* [What the task asks]: The records that follow need to be output exactly as they are.

* [Input rows]:
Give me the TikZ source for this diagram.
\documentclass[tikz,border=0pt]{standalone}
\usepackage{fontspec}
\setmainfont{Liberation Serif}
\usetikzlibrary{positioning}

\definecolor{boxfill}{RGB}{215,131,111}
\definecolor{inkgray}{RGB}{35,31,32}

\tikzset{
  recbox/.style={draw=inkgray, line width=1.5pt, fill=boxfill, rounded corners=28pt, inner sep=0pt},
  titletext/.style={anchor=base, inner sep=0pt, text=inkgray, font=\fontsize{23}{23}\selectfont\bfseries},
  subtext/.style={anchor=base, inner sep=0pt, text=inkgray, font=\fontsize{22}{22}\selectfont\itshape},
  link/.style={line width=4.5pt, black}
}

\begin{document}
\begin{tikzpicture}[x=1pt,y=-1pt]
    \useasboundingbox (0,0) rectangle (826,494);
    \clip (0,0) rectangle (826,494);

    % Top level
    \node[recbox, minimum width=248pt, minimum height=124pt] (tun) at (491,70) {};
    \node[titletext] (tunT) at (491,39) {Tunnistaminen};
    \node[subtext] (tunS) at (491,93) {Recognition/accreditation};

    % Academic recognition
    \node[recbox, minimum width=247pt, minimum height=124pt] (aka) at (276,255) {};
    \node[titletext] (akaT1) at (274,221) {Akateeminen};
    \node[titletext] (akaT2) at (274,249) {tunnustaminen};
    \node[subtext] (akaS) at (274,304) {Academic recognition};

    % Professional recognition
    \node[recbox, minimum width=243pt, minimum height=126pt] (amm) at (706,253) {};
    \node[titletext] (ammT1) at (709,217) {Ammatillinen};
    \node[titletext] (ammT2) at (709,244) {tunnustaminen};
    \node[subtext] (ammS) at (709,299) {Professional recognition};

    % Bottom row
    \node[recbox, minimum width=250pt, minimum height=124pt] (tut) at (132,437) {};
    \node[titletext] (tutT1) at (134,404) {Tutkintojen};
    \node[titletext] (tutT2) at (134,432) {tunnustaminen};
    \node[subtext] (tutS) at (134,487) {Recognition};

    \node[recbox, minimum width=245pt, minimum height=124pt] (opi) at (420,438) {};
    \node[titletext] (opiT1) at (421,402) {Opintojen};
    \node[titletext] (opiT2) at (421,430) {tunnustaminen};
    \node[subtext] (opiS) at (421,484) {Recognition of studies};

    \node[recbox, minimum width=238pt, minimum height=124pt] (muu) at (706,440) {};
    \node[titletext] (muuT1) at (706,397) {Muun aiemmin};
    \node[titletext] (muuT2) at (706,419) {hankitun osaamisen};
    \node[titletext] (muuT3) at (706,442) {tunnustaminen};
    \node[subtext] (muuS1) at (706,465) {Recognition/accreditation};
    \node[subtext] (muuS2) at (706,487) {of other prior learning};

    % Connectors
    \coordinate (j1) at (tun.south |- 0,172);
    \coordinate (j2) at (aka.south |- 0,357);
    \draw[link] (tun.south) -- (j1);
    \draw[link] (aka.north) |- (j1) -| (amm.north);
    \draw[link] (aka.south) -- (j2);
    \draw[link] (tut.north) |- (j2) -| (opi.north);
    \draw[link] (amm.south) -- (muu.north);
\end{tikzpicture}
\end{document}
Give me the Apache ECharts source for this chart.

* [Solution to this task]:
Give me the TikZ source for this diagram.
\documentclass[tikz,border=0pt]{standalone}
\usepackage{fontspec}
\setmainfont{Liberation Serif}
\usetikzlibrary{positioning}

\definecolor{boxfill}{RGB}{215,131,111}
\definecolor{inkgray}{RGB}{35,31,32}

\tikzset{
  recbox/.style={draw=inkgray, line width=1.5pt, fill=boxfill, rounded corners=28pt, inner sep=0pt},
  titletext/.style={anchor=base, inner sep=0pt, text=inkgray, font=\fontsize{23}{23}\selectfont\bfseries},
  subtext/.style={anchor=base, inner sep=0pt, text=inkgray, font=\fontsize{22}{22}\selectfont\itshape},
  link/.style={line width=4.5pt, black}
}

\begin{document}
\begin{tikzpicture}[x=1pt,y=-1pt]
    \useasboundingbox (0,0) rectangle (826,494);
    \clip (0,0) rectangle (826,494);

    % Top level
    \node[recbox, minimum width=248pt, minimum height=124pt] (tun) at (491,70) {};
    \node[titletext] (tunT) at (491,39) {Tunnistaminen};
    \node[subtext] (tunS) at (491,93) {Recognition/accreditation};

    % Academic recognition
    \node[recbox, minimum width=247pt, minimum height=124pt] (aka) at (276,255) {};
    \node[titletext] (akaT1) at (274,221) {Akateeminen};
    \node[titletext] (akaT2) at (274,249) {tunnustaminen};
    \node[subtext] (akaS) at (274,304) {Academic recognition};

    % Professional recognition
    \node[recbox, minimum width=243pt, minimum height=126pt] (amm) at (706,253) {};
    \node[titletext] (ammT1) at (709,217) {Ammatillinen};
    \node[titletext] (ammT2) at (709,244) {tunnustaminen};
    \node[subtext] (ammS) at (709,299) {Professional recognition};

    % Bottom row
    \node[recbox, minimum width=250pt, minimum height=124pt] (tut) at (132,437) {};
    \node[titletext] (tutT1) at (134,404) {Tutkintojen};
    \node[titletext] (tutT2) at (134,432) {tunnustaminen};
    \node[subtext] (tutS) at (134,487) {Recognition};

    \node[recbox, minimum width=245pt, minimum height=124pt] (opi) at (420,438) {};
    \node[titletext] (opiT1) at (421,402) {Opintojen};
    \node[titletext] (opiT2) at (421,430) {tunnustaminen};
    \node[subtext] (opiS) at (421,484) {Recognition of studies};

    \node[recbox, minimum width=238pt, minimum height=124pt] (muu) at (706,440) {};
    \node[titletext] (muuT1) at (706,397) {Muun aiemmin};
    \node[titletext] (muuT2) at (706,419) {hankitun osaamisen};
    \node[titletext] (muuT3) at (706,442) {tunnustaminen};
    \node[subtext] (muuS1) at (706,465) {Recognition/accreditation};
    \node[subtext] (muuS2) at (706,487) {of other prior learning};

    % Connectors
    \coordinate (j1) at (tun.south |- 0,172);
    \coordinate (j2) at (aka.south |- 0,357);
    \draw[link] (tun.south) -- (j1);
    \draw[link] (aka.north) |- (j1) -| (amm.north);
    \draw[link] (aka.south) -- (j2);
    \draw[link] (tut.north) |- (j2) -| (opi.north);
    \draw[link] (amm.south) -- (muu.north);
\end{tikzpicture}
\end{document}
Give me the Apache ECharts source for this chart.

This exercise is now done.